--- Instructions for the task ---
Verbatim output of all the material below is required.

--- Data ---

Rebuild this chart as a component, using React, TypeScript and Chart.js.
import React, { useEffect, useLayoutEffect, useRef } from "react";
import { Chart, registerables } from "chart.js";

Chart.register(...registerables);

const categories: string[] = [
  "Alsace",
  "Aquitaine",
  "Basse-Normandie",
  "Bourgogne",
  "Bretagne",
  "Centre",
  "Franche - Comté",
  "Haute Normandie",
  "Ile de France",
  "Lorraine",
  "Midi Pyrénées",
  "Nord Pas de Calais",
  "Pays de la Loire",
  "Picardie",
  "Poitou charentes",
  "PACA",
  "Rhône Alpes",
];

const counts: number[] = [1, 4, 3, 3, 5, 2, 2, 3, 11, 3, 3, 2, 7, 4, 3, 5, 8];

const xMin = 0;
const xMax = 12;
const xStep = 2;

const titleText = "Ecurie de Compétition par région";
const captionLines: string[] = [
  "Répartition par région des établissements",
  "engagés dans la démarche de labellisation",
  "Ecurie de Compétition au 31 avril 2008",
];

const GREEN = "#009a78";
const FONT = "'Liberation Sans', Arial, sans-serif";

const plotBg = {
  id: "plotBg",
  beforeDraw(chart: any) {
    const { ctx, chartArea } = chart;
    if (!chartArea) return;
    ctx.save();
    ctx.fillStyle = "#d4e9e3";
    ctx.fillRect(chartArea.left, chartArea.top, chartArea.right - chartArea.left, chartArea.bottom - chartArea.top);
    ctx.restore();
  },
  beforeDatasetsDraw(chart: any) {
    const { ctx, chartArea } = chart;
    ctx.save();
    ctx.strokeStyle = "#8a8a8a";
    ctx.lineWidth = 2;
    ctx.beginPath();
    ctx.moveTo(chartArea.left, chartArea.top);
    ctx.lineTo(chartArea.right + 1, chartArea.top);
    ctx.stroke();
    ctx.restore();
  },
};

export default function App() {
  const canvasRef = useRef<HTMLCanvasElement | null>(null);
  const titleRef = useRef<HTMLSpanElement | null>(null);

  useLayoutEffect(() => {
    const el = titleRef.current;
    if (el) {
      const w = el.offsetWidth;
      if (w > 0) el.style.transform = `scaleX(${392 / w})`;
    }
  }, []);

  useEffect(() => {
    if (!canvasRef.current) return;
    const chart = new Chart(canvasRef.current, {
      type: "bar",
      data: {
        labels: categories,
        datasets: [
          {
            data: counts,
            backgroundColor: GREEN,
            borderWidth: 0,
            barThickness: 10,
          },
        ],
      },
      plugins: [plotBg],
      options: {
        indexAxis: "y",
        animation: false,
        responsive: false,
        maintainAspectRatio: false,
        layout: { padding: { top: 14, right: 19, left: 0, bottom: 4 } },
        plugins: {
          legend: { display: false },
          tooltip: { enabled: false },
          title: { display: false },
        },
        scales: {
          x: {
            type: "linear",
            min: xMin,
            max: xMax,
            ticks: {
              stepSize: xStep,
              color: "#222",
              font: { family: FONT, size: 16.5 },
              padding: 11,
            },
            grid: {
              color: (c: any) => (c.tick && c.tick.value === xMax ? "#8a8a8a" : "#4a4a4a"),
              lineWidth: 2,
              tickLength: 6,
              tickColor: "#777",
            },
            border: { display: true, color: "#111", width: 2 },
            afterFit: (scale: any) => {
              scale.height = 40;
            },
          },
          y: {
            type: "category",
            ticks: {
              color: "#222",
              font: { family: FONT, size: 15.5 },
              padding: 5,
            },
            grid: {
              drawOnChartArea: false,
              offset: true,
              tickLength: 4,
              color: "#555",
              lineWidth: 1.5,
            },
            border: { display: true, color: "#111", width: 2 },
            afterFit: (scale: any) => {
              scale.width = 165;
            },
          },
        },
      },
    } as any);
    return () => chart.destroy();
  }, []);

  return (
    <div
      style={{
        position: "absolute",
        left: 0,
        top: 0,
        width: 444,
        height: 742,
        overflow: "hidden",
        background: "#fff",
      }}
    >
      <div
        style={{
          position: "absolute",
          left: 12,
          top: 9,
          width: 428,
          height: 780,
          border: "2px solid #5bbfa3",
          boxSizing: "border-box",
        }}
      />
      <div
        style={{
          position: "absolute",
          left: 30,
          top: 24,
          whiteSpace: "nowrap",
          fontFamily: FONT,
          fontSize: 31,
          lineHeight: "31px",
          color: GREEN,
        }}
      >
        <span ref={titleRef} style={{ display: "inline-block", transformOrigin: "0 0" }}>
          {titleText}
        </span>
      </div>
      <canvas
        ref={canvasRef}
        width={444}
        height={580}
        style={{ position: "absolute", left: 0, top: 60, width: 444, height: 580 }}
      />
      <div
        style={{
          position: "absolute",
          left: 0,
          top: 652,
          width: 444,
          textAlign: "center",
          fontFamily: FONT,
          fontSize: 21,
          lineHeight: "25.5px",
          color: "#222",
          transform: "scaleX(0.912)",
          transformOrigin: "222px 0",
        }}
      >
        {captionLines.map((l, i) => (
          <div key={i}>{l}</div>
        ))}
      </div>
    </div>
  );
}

--- Reply to the task ---
Rebuild this chart as a component, using React, TypeScript and Chart.js.
import React, { useEffect, useLayoutEffect, useRef } from "react";
import { Chart, registerables } from "chart.js";

Chart.register(...registerables);

const categories: string[] = [
  "Alsace",
  "Aquitaine",
  "Basse-Normandie",
  "Bourgogne",
  "Bretagne",
  "Centre",
  "Franche - Comté",
  "Haute Normandie",
  "Ile de France",
  "Lorraine",
  "Midi Pyrénées",
  "Nord Pas de Calais",
  "Pays de la Loire",
  "Picardie",
  "Poitou charentes",
  "PACA",
  "Rhône Alpes",
];

const counts: number[] = [1, 4, 3, 3, 5, 2, 2, 3, 11, 3, 3, 2, 7, 4, 3, 5, 8];

const xMin = 0;
const xMax = 12;
const xStep = 2;

const titleText = "Ecurie de Compétition par région";
const captionLines: string[] = [
  "Répartition par région des établissements",
  "engagés dans la démarche de labellisation",
  "Ecurie de Compétition au 31 avril 2008",
];

const GREEN = "#009a78";
const FONT = "'Liberation Sans', Arial, sans-serif";

const plotBg = {
  id: "plotBg",
  beforeDraw(chart: any) {
    const { ctx, chartArea } = chart;
    if (!chartArea) return;
    ctx.save();
    ctx.fillStyle = "#d4e9e3";
    ctx.fillRect(chartArea.left, chartArea.top, chartArea.right - chartArea.left, chartArea.bottom - chartArea.top);
    ctx.restore();
  },
  beforeDatasetsDraw(chart: any) {
    const { ctx, chartArea } = chart;
    ctx.save();
    ctx.strokeStyle = "#8a8a8a";
    ctx.lineWidth = 2;
    ctx.beginPath();
    ctx.moveTo(chartArea.left, chartArea.top);
    ctx.lineTo(chartArea.right + 1, chartArea.top);
    ctx.stroke();
    ctx.restore();
  },
};

export default function App() {
  const canvasRef = useRef<HTMLCanvasElement | null>(null);
  const titleRef = useRef<HTMLSpanElement | null>(null);

  useLayoutEffect(() => {
    const el = titleRef.current;
    if (el) {
      const w = el.offsetWidth;
      if (w > 0) el.style.transform = `scaleX(${392 / w})`;
    }
  }, []);

  useEffect(() => {
    if (!canvasRef.current) return;
    const chart = new Chart(canvasRef.current, {
      type: "bar",
      data: {
        labels: categories,
        datasets: [
          {
            data: counts,
            backgroundColor: GREEN,
            borderWidth: 0,
            barThickness: 10,
          },
        ],
      },
      plugins: [plotBg],
      options: {
        indexAxis: "y",
        animation: false,
        responsive: false,
        maintainAspectRatio: false,
        layout: { padding: { top: 14, right: 19, left: 0, bottom: 4 } },
        plugins: {
          legend: { display: false },
          tooltip: { enabled: false },
          title: { display: false },
        },
        scales: {
          x: {
            type: "linear",
            min: xMin,
            max: xMax,
            ticks: {
              stepSize: xStep,
              color: "#222",
              font: { family: FONT, size: 16.5 },
              padding: 11,
            },
            grid: {
              color: (c: any) => (c.tick && c.tick.value === xMax ? "#8a8a8a" : "#4a4a4a"),
              lineWidth: 2,
              tickLength: 6,
              tickColor: "#777",
            },
            border: { display: true, color: "#111", width: 2 },
            afterFit: (scale: any) => {
              scale.height = 40;
            },
          },
          y: {
            type: "category",
            ticks: {
              color: "#222",
              font: { family: FONT, size: 15.5 },
              padding: 5,
            },
            grid: {
              drawOnChartArea: false,
              offset: true,
              tickLength: 4,
              color: "#555",
              lineWidth: 1.5,
            },
            border: { display: true, color: "#111", width: 2 },
            afterFit: (scale: any) => {
              scale.width = 165;
            },
          },
        },
      },
    } as any);
    return () => chart.destroy();
  }, []);

  return (
    <div
      style={{
        position: "absolute",
        left: 0,
        top: 0,
        width: 444,
        height: 742,
        overflow: "hidden",
        background: "#fff",
      }}
    >
      <div
        style={{
          position: "absolute",
          left: 12,
          top: 9,
          width: 428,
          height: 780,
          border: "2px solid #5bbfa3",
          boxSizing: "border-box",
        }}
      />
      <div
        style={{
          position: "absolute",
          left: 30,
          top: 24,
          whiteSpace: "nowrap",
          fontFamily: FONT,
          fontSize: 31,
          lineHeight: "31px",
          color: GREEN,
        }}
      >
        <span ref={titleRef} style={{ display: "inline-block", transformOrigin: "0 0" }}>
          {titleText}
        </span>
      </div>
      <canvas
        ref={canvasRef}
        width={444}
        height={580}
        style={{ position: "absolute", left: 0, top: 60, width: 444, height: 580 }}
      />
      <div
        style={{
          position: "absolute",
          left: 0,
          top: 652,
          width: 444,
          textAlign: "center",
          fontFamily: FONT,
          fontSize: 21,
          lineHeight: "25.5px",
          color: "#222",
          transform: "scaleX(0.912)",
          transformOrigin: "222px 0",
        }}
      >
        {captionLines.map((l, i) => (
          <div key={i}>{l}</div>
        ))}
      </div>
    </div>
  );
}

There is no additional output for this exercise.